The “Ask” and the “Accept” 

Through its inventive formal choices, Chira spurs the viewer to pay similarly close attention. I found myself frequently pausing on its gorgeous landscape shots, in which the intersections of fields, fences, and the horizon create intriguing geometric patterns. Other shots plunk the viewer on the ground, amidst swaying grass and wire-link fences. Such shifts in perspective reward eagle-eyed viewers. Chira’s entire collage of visuals, sound, and narration create this hypnotic effect.
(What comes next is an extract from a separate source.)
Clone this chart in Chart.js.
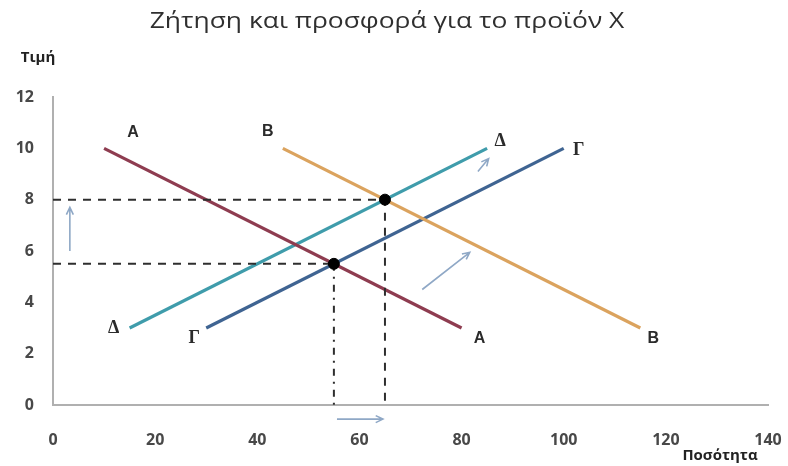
<!DOCTYPE html>
<html>
<head>
<meta charset="utf-8">
<script src="https://cdn.jsdelivr.net/npm/chart.js@4/dist/chart.umd.min.js"></script>
<style>
  html, body { margin: 0; padding: 0; background: #ffffff; }
  #wrap { width: 788px; height: 466px; }
</style>
</head>
<body>
<div id="wrap"><canvas id="c" width="788" height="466"></canvas></div>
<script>
// Demand curves A, B and supply curves Δ, Γ (quantity, price)
const aQty = [10, 80];
const aPrice = [10, 3];
const bQty = [45, 115];
const bPrice = [10, 3];
const dQty = [15, 85];
const dPrice = [3, 10];
const gQty = [30, 100];
const gPrice = [3, 10];

// Equilibrium points
const eqQty = [55, 65];
const eqPrice = [5.5, 8];

// Axis ticks
const xTicks = [0, 20, 40, 60, 80, 100, 120, 140];
const yTicks = [0, 2, 4, 6, 8, 10, 12];

const chartTitle = 'Ζήτηση και προσφορά για το προϊόν X';
const xTitle = 'Ποσότητα';
const yTitle = 'Τιμή';

const toPts = (xs, ys) => xs.map((x, i) => ({ x: x, y: ys[i] }));

const curves = [
  { name: 'A', qty: aQty, price: aPrice, color: '#8e3c50' },
  { name: 'B', qty: bQty, price: bPrice, color: '#dba35e' },
  { name: 'Δ', qty: dQty, price: dPrice, color: '#3f9cab' },
  { name: 'Γ', qty: gQty, price: gPrice, color: '#3f6492' }
];

const datasets = [];

// Equilibrium dots, kept on top of the curves
datasets.push({
  label: 'equilibrium',
  data: toPts(eqQty, eqPrice),
  backgroundColor: '#000000', borderColor: '#000000',
  pointRadius: 5.5, showLine: false, order: 0
});

curves.forEach(c => datasets.push({
  label: c.name,
  data: toPts(c.qty, c.price),
  borderColor: c.color,
  borderWidth: 3.2,
  pointRadius: 0,
  showLine: true,
  fill: false,
  order: 2
}));

// Guide lines from the equilibrium points to the axes
datasets.push({
  label: 'guideHigh',
  data: [{ x: 0, y: eqPrice[1] }, { x: eqQty[1], y: eqPrice[1] }, { x: eqQty[1], y: 0 }],
  borderColor: '#2e2e2e', borderWidth: 2, borderDash: [8, 7],
  pointRadius: 0, showLine: true, fill: false, order: 1
});
datasets.push({
  label: 'guideLowH',
  data: [{ x: 0, y: eqPrice[0] }, { x: eqQty[0], y: eqPrice[0] }],
  borderColor: '#2e2e2e', borderWidth: 2, borderDash: [8, 7],
  pointRadius: 0, showLine: true, fill: false, order: 1
});
datasets.push({
  label: 'guideLowV',
  data: [{ x: eqQty[0], y: eqPrice[0] }, { x: eqQty[0], y: 0 }],
  borderColor: '#2e2e2e', borderWidth: 2, borderDash: [7, 6, 2, 6],
  pointRadius: 0, showLine: true, fill: false, order: 1
});

// Shift arrows (quantity, price) from → to
const arrows = [
  { from: [3.3, 6.0], to: [3.3, 7.7] },
  { from: [55.6, -0.55], to: [64.6, -0.55] },
  { from: [72.3, 4.5], to: [81.6, 5.95] },
  { from: [83.2, 9.1], to: [85.3, 9.6] }
];

// Curve-end labels: [curve index, end index, dx, dy, font]
const endLabels = [
  [0, 0, 29, -16, 'bold 16px "Liberation Sans"'],
  [0, 1, 18, 11, 'bold 16px "Liberation Sans"'],
  [1, 0, -15, -17, 'bold 16px "Liberation Sans"'],
  [1, 1, 13, 11, 'bold 16px "Liberation Sans"'],
  [2, 0, -16, 0, 'bold 18px "Liberation Serif"'],
  [2, 1, 13, -7, 'bold 18px "Liberation Serif"'],
  [3, 0, -12, 10, 'bold 18px "Liberation Serif"'],
  [3, 1, 15, 2, 'bold 18px "Liberation Serif"']
];

// Draws text stretched horizontally by sx around its centre
function wideText(ctx, text, x, y, sx) {
  ctx.save();
  ctx.translate(x, y);
  ctx.scale(sx, 1);
  ctx.fillText(text, 0, 0);
  ctx.restore();
}

const decorations = {
  id: 'decorations',
  afterDraw(chart) {
    const ctx = chart.ctx;
    const xs = chart.scales.x, ys = chart.scales.y;
    ctx.save();

    // arrows
    ctx.strokeStyle = '#8fa8c6';
    ctx.lineWidth = 1.6;
    arrows.forEach(a => {
      const x1 = xs.getPixelForValue(a.from[0]), y1 = ys.getPixelForValue(a.from[1]);
      const x2 = xs.getPixelForValue(a.to[0]), y2 = ys.getPixelForValue(a.to[1]);
      const ang = Math.atan2(y2 - y1, x2 - x1);
      const h = 8;
      ctx.beginPath();
      ctx.moveTo(x1, y1); ctx.lineTo(x2, y2);
      ctx.moveTo(x2 - h * Math.cos(ang - 0.45), y2 - h * Math.sin(ang - 0.45));
      ctx.lineTo(x2, y2);
      ctx.lineTo(x2 - h * Math.cos(ang + 0.45), y2 - h * Math.sin(ang + 0.45));
      ctx.stroke();
    });

    // curve labels
    ctx.fillStyle = '#2b2b2b';
    ctx.textAlign = 'center';
    ctx.textBaseline = 'middle';
    endLabels.forEach(([ci, ei, dx, dy, font]) => {
      const c = curves[ci];
      ctx.font = font;
      ctx.fillText(c.name, xs.getPixelForValue(c.qty[ei]) + dx, ys.getPixelForValue(c.price[ei]) + dy);
    });

    // titles
    ctx.fillStyle = '#2f2f2f';
    ctx.font = '22px "Open Sans"';
    wideText(ctx, chartTitle, 387, 22, 1.2);
    ctx.font = 'bold 15px "Open Sans"';
    ctx.fillStyle = '#222222';
    wideText(ctx, yTitle, 38, 58, 1.0);
    wideText(ctx, xTitle, 720, 456, 1.0);
    ctx.restore();
  }
};

new Chart(document.getElementById('c'), {
  type: 'scatter',
  data: { datasets: datasets },
  options: {
    responsive: false,
    animation: false,
    layout: { padding: { top: 97, right: 20, bottom: 0, left: 0 } },
    plugins: { legend: { display: false }, tooltip: { enabled: false }, title: { display: false } },
    scales: {
      x: {
        type: 'linear', min: 0, max: 140,
        afterBuildTicks: s => { s.ticks = xTicks.map(v => ({ value: v })); },
        afterFit: s => { s.height = 61; s.paddingLeft = 0; s.paddingRight = 0; },
        grid: { display: false, drawTicks: false },
        border: { color: '#b0b0b0', width: 2 },
        ticks: { padding: 26, color: '#484848', font: { family: 'Open Sans', size: 16, weight: 'bold' } }
      },
      y: {
        type: 'linear', min: 0, max: 12,
        afterBuildTicks: s => { s.ticks = yTicks.map(v => ({ value: v })); },
        afterFit: s => { s.width = 53; s.paddingTop = 0; s.paddingBottom = 0; },
        grid: { display: false, drawTicks: false },
        border: { color: '#b0b0b0', width: 2 },
        ticks: { padding: 19, color: '#484848', font: { family: 'Open Sans', size: 16, weight: 'bold' } }
      }
    }
  },
  plugins: [decorations]
});
</script>
</body>
</html>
In particular, a sparse natural soundscape makes the sounds of civilization—a gate clanging, a tractor revving up—uniquely jarring.
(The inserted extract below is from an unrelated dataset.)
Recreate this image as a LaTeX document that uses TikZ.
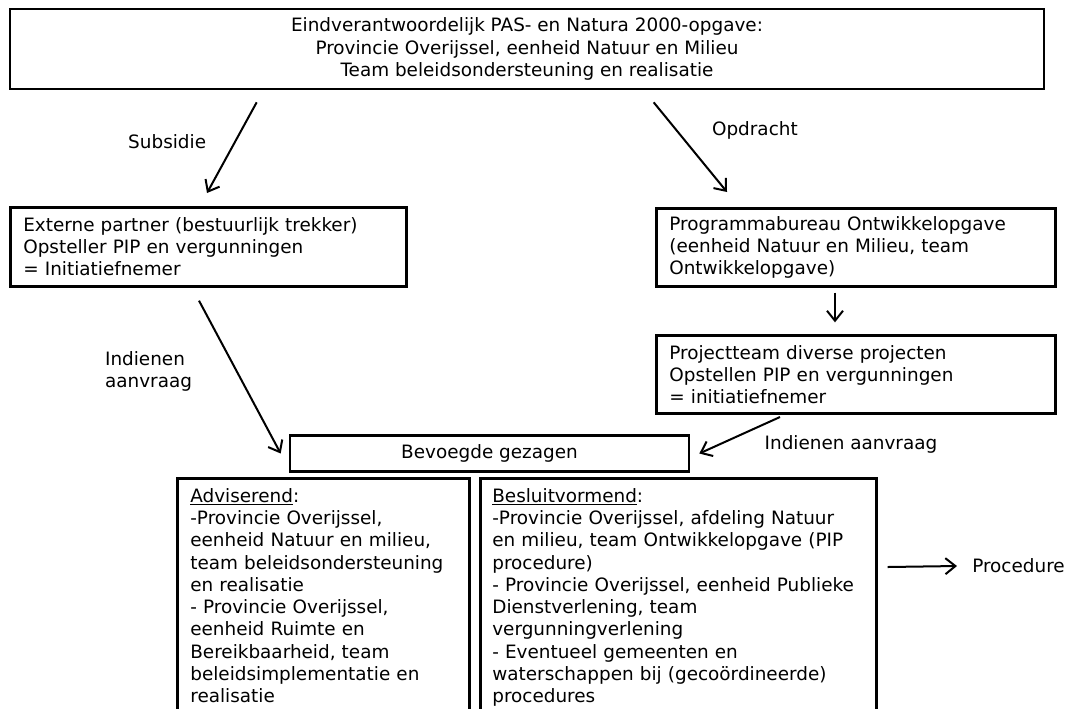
\documentclass[tikz,border=0pt]{standalone}
\usepackage{fontspec}
\setmainfont{DejaVu Sans}
\usepackage{tikz}
\usetikzlibrary{arrows.meta,positioning,calc}

\newcommand{\pxu}{0.75pt}

\begin{document}
\begin{tikzpicture}[
  x=0.75pt, y=-0.75pt,
  font=\fontsize{13.8pt}{16.7pt}\selectfont,
  box/.style={rectangle, draw, line width=2pt, align=left, inner xsep=13*\pxu, inner ysep=3pt},
  arrow/.style={-{Straight Barb[length=7.5pt, width=12pt]}, line width=1.5pt},
  lbl/.style={inner sep=0pt, align=left},
  longbox/.style={box, anchor=north west, text height=15pt, text depth=220pt}
]
  \useasboundingbox (0,0) rectangle (1074,708);
  \clip (0,0) rectangle (1074,708);

  \node[box, align=center, minimum width=1034*\pxu, minimum height=80*\pxu] (opgave) at (527,49)
    {Eindverantwoordelijk PAS- en Natura 2000-opgave:\\Provincie Overijssel, eenheid Natuur en Milieu\\Team beleidsondersteuning en realisatie};
  \node[box, anchor=north west, text width=370*\pxu, minimum height=79*\pxu] (partner) at (9,206)
    {Externe partner (bestuurlijk trekker)\\Opsteller PIP en vergunningen\\= Initiatiefnemer};
  \node[box, anchor=north west, text width=373*\pxu, minimum height=78*\pxu] (bureau) at (655,207)
    {Programmabureau Ontwikkelopgave\\(eenheid Natuur en Milieu, team\\Ontwikkelopgave)};
  \node[box, below=35pt of bureau, text width=373*\pxu, minimum height=78*\pxu] (projectteam)
    {Projectteam diverse projecten\\Opstellen PIP en vergunningen\\= initiatiefnemer};
  \node[box, align=center, minimum width=399*\pxu, minimum height=36*\pxu] (bevoegd) at (489.5,453.5)
    {Bevoegde gezagen};
  \node[longbox, text width=266*\pxu] (advies) at (176,477)
    {\underline{Adviserend}:\\-Provincie Overijssel,\\eenheid Natuur en milieu,\\team beleidsondersteuning\\en realisatie\\- Provincie Overijssel,\\eenheid Ruimte en\\Bereikbaarheid, team\\beleidsimplementatie en\\realisatie};
  \node[longbox, inner xsep=12*\pxu, text width=372*\pxu] (besluit) at (479,477)
    {\underline{Besluitvormend}:\\-Provincie Overijssel, afdeling Natuur\\en milieu, team Ontwikkelopgave (PIP\\procedure)\\- Provincie Overijssel, eenheid Publieke\\Dienstverlening, team\\vergunningverlening\\- Eventueel gemeenten en\\waterschappen bij (gecoördineerde)\\procedures};
  \node[lbl, anchor=west] (procedure) at (972,566) {Procedure};

  \draw[arrow] ($(opgave.south west)+(248,12)$) -- ($(partner.north west)+(198,-13)$)
    node[lbl, pos=0.435, left=21pt] {Subsidie};
  \draw[arrow] ($(opgave.south west)+(645,12)$) -- ($(bureau.north west)+(72,-15)$)
    node[lbl, pos=0.31, right=26pt] {Opdracht};
  \draw[arrow] ($(bureau.south west)+(180,5)$) -- ($(projectteam.north west)+(180,-12)$);
  \draw[arrow] ($(partner.south west)+(190,13)$) -- ($(bevoegd.west)+(-8,0)$)
    node[lbl, pos=0.465, left=33pt] {Indienen\\aanvraag};
  \draw[arrow] ($(projectteam.south west)+(125,2)$) -- ($(bevoegd.east)+(9,0)$)
    node[lbl, pos=0.5, anchor=west, xshift=18pt, yshift=-7pt] {Indienen aanvraag};
  \draw[arrow] ($(besluit.north east)+(10,90)$) -- ($(procedure.west)+(-15,0)$);
\end{tikzpicture}
\end{document}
For Moss, avoiding the conventions of cut-and-dry documentary journalism gave her room to play around with form. “When you release the idea of, ‘My perspective is truth,’ you can look at it more like a piece of art as compared to a vessel for facts. I think docs sometimes sell themselves short in the interest of being taken seriously,” she said. 
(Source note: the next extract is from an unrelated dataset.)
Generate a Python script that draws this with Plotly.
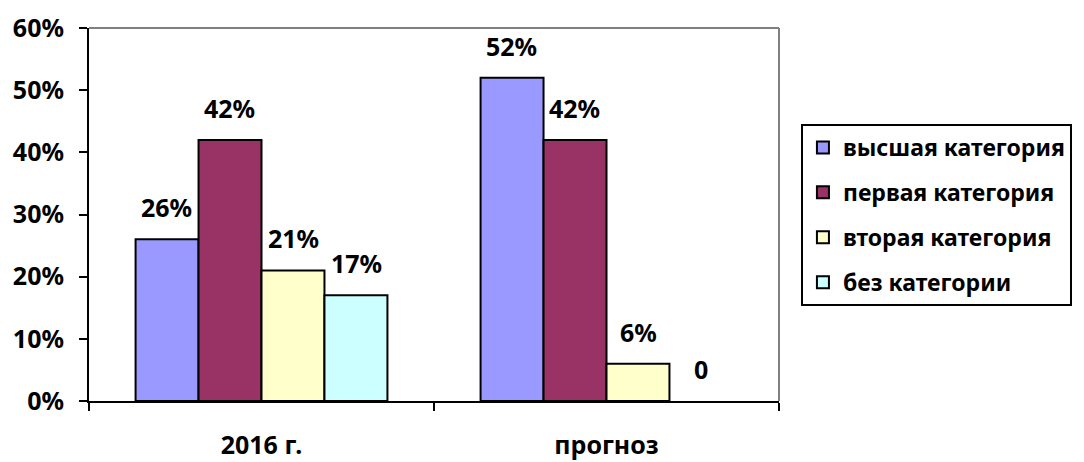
import plotly.graph_objects as go

categories = ["2016 г.", "прогноз"]
series_names = ["высшая категория", "первая категория", "вторая категория", "без категории"]
series_values = [
    [26, 52],
    [42, 42],
    [21, 6],
    [17, 0],
]
series_labels = [
    ["26%", "52%"],
    ["42%", "42%"],
    ["21%", "6%"],
    ["17%", "0"],
]
colors = ["#9999FF", "#993366", "#FFFFCC", "#CCFFFF"]
y_ticks = [0, 10, 20, 30, 40, 50, 60]
y_tick_text = ["0%", "10%", "20%", "30%", "40%", "50%", "60%"]

FONT = "Noto Sans"
FS = 25
fig = go.Figure()
for i, name in enumerate(series_names):
    fig.add_trace(go.Bar(
        x=categories, y=series_values[i], name=name,
        marker=dict(color=colors[i],
                    line=dict(color="black", width=[2 if v > 0 else 0 for v in series_values[i]])),
        legendgroup=name,
    ))

W, H = 1084, 462
L, R, T, B = 89, 303, 28, 61
plot_w = W - L - R
cat_w = plot_w / len(categories)
bargap = 0.27
bar_w = cat_w * (1 - bargap) / len(series_names)

for i in range(len(series_names)):
    for j, cat in enumerate(categories):
        fig.add_annotation(
            x=cat, y=series_values[i][j], xref="x", yref="y",
            text=series_labels[i][j], showarrow=False,
            xshift=(i - (len(series_names) - 1) / 2) * bar_w,
            yanchor="middle", yshift=32,
            font=dict(family=FONT, size=FS, color="black", weight=700),
        )

# gray top and right borders
fig.add_shape(type="line", xref="paper", yref="paper", x0=0, x1=1, y0=1, y1=1,
              line=dict(color="#808080", width=2))
fig.add_shape(type="line", xref="paper", yref="paper", x0=1, x1=1, y0=0, y1=1,
              line=dict(color="#808080", width=2))

fig.update_layout(
    width=W, height=H,
    margin=dict(l=L, r=R, t=T, b=B),
    paper_bgcolor="white", plot_bgcolor="white",
    barmode="group", bargap=bargap, bargroupgap=0,
    font=dict(family=FONT, size=FS, color="black", weight=700),
    showlegend=True,
    legend=dict(
        x=(803 - L) / plot_w, y=(H - B - 124) / (H - T - B),
        xanchor="left", yanchor="top",
        bordercolor="black", borderwidth=2,
        font=dict(family=FONT, size=23, color="black", weight=700),
        tracegroupgap=12, traceorder="grouped", itemwidth=30,
    ),
    xaxis=dict(
        type="category", showline=True, linecolor="black", linewidth=2,
        ticks="outside", tickson="boundaries", ticklen=8, tickwidth=2, tickcolor="black",
        ticklabelstandoff=21, showgrid=False, automargin=False,
    ),
    yaxis=dict(
        range=[0, 60], tickvals=y_ticks, ticktext=y_tick_text,
        showline=True, linecolor="black", linewidth=2,
        ticks="outside", ticklen=8, tickwidth=2, tickcolor="black",
        ticklabelstandoff=10, showgrid=False, zeroline=False, automargin=False,
    ),
)

fig.write_html("out.html")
Indeed, Chira embraces the full potential of the medium. About two-thirds in, things turn meta when Moss asks Casey to take off her mic. With one jump cut, Moss steps in front of the camera, and Casey takes over the narration. The fact that Casey wasn’t prepped beforehand gives the scene an antsy energy. This experiment in role reversal proves yet another clever way to interrogate power dynamics. “Is this relationship between you and me equal?” Moss asks. “Or does the mere presence of a camera give one person power over another?”

For Moss, this scene deepens the theme of relationship-building, including the one developing between her and Casey. Taming a wild horse without breaking it becomes an allegory for the push-and-pull of all relationships. Moss characterizes this tension as the “ask” (what we ask for from others) versus the “accept” (what we will accept from others).

“It’s a little more ‘accept’ than we’re traditionally offered. Like, accept the core of who they are and where they’re at, and don’t push them beyond what they have the capacity to give ... The core question is, How do we love better? I think the ‘ask’ is attached to loving ourselves, and the ‘accept’ is what it is to love another. I don't have close to all the answers on how to love best. But it is a quest to learn as much as I can,” Moss said. 

Indeed, for the viewer, Chira represents just such a dizzying journey, raising questions that will linger long after the credits.


Chira screens during Northwest Film Forum’s Local Sightings Festival on Thursday, September 22 at 7:30 pm. In-person tickets range from $7 to $13. NWFF offers individual virtual tickets on a sliding scale from $5-$25.